On December 27, Freemasons celebrate The Feast of St. John the Evangelist. As we first learned in our 1st Degree lecture, he is one of the two Christian patron saints of modern #Freemasonry.
This day also marks the Winter Solstice that happens every year when the Sun reaches its most southerly declination of -23.5 degrees. In other words, when the North Pole is tilted farthest – 23.5 degrees – away from the Sun, delivering the fewest hours of sunlight of the year.
Freemasons follow an ancient tradition and celebrate twice a year the so-called Solsticial Feasts, also known as Festivities of St. John, the Evangelist in December and the Baptist in June.
Freemasons, however, do not celebrate solstices for astronomical reasons, nor in remembrance of a christian or pagan rite. The invariable course of the planets in the Heavens, the eternal cycle of yearly solstices and equinoxes constitute the most striking demonstration of the order that reigns in Nature; an order that reflects an act of the Creation.
Ordo ab Chao
From the Book of Genesis it is very clear that God separates light from darkness, the heavens from the earth, the day from the night. Order, therefore, lies at the base of reason, logic, all sciences, and all creation. That is why we represent the divinity in our Masonic Order as the Great Architect of the Universe.
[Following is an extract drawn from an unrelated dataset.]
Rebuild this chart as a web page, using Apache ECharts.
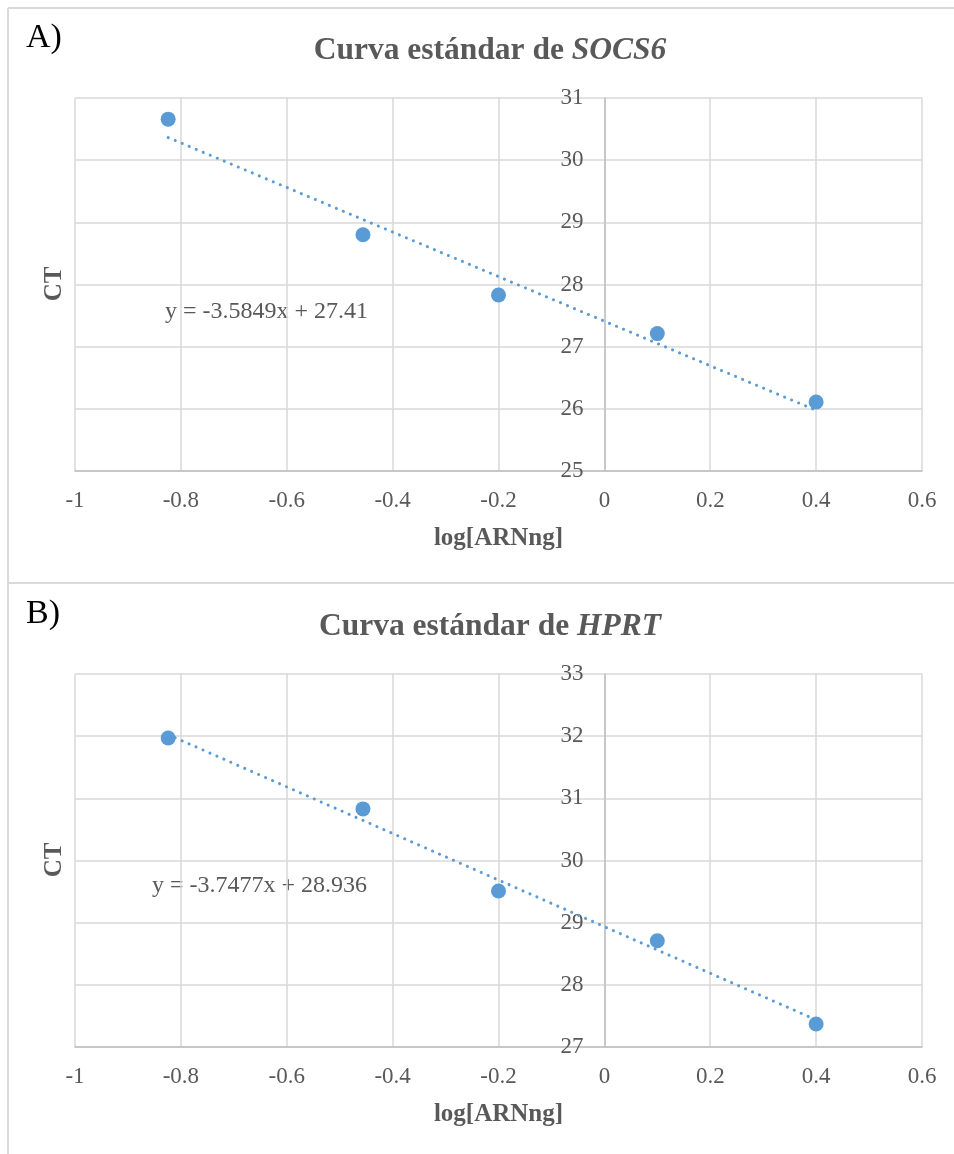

The great builder who brings order in place of chaos.
We celebrate the Solstices in homage to the immutable order of Nature that reminds us, day after day, year after year, that our lives must not be left to the rule of chance, chaos, madness, but to that of order, reason, logic, mathematics, and Geometry, the queen of Sciences, represented in our Temples by the letter G placed above the Master’s chair in the Lodge.